It was a lovely spring day in the middle of winter as the Outdoor Retailer Show kicked off its annual five-day convention yesterday at Utah’s Solitude Resort. Blue skies and 40-degree temperatures is the next best thing to freshies but you could tell that the manufacturers were conflicted. Everyone enjoyed the mild weather as they ran laps on the Eagle Express lift, demoing new backcountry skis and boots (front country gear is showcased in Denver at the SIA Show next week) but the day was bittersweet. You want storms and powder to sell winter gear. No one is more unhappy about the dearth of snowfall in the west this year than retail buyers who might be stuck with expensive product if things don’t pick up. They also might be less willing to place new orders. Gerbings featured a new heated glove but it was so bluebird you skied gloveless. Guests at the demo day were more worried about getting feet wet than slipping on ice but, good news for YakTrax, runners still surrounded their table to learn more about the running-specific ice cleats. Jambu is featuring a unique retractable cleat system in some of their winter shoes but at a $200+ pricetag it may be a tough sell.

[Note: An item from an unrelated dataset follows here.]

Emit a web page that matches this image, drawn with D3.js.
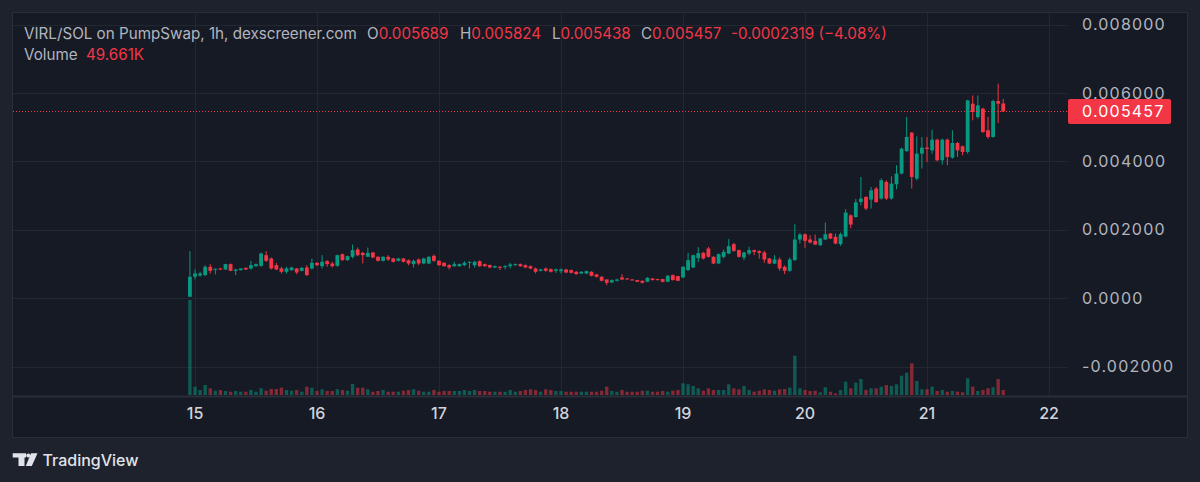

Nearly 22 thousand people have arrived to celebrate winter outdoors and take in the gear and clothing that will hit the market next October but after three bad snow seasons it will be interesting to see how it affects retail buying. Manufacturers will pitch new and updated products to buyers and media in the halls of the Salt Palace Convention center through Saturday. The winter market is one of the largest conventions in Utah (only the summer version is bigger) and brings in more than $20 million for the state. The money’s important but people wouldn’t attend if it wasn’t one heck of a good time- even in Utah. One thing this weak season has done is make the backcountry more appealing. Desperate powderhounds are heading out in droves says Tyson Bradley of Utah Mountain Guides. Everyone’s signing up for classes and tours hoping to find something better than what’s inbounds.

For 2014/15, expect lighter skis with carbon, and more boots with a ski/walk mode. The challenge is in the binding system. Marker still leads the way for traditional alpine skiers who would prefer to use one hardshell boot for everything but models like the Baron are still heavy beasts for touring. Dynafit spent the day outfitting ‘testers’ with the stiff but lightweight carbon Denali ski and their Beast binding. Trouble is, you have to wear their boots to fit the pins in the system so for resort skiers it doesn’t make sense to have a whole separate setup. In the end, a bluebird day is a bluebird day and you can’t complain about that. The sun softened the snow and backcountry mountain lovers (for whom this show is traditionally focused) are psyched to head indoors to see what’s in store- literally.

Today’s indoor portion kicks off with a keynote breakfast by U.S. Secretary of the Interior Sally Jewell, former CEO of REI, where she’ll discuss engaging Americans in the outdoors. The rest of the week is filled with seminars, events and parties.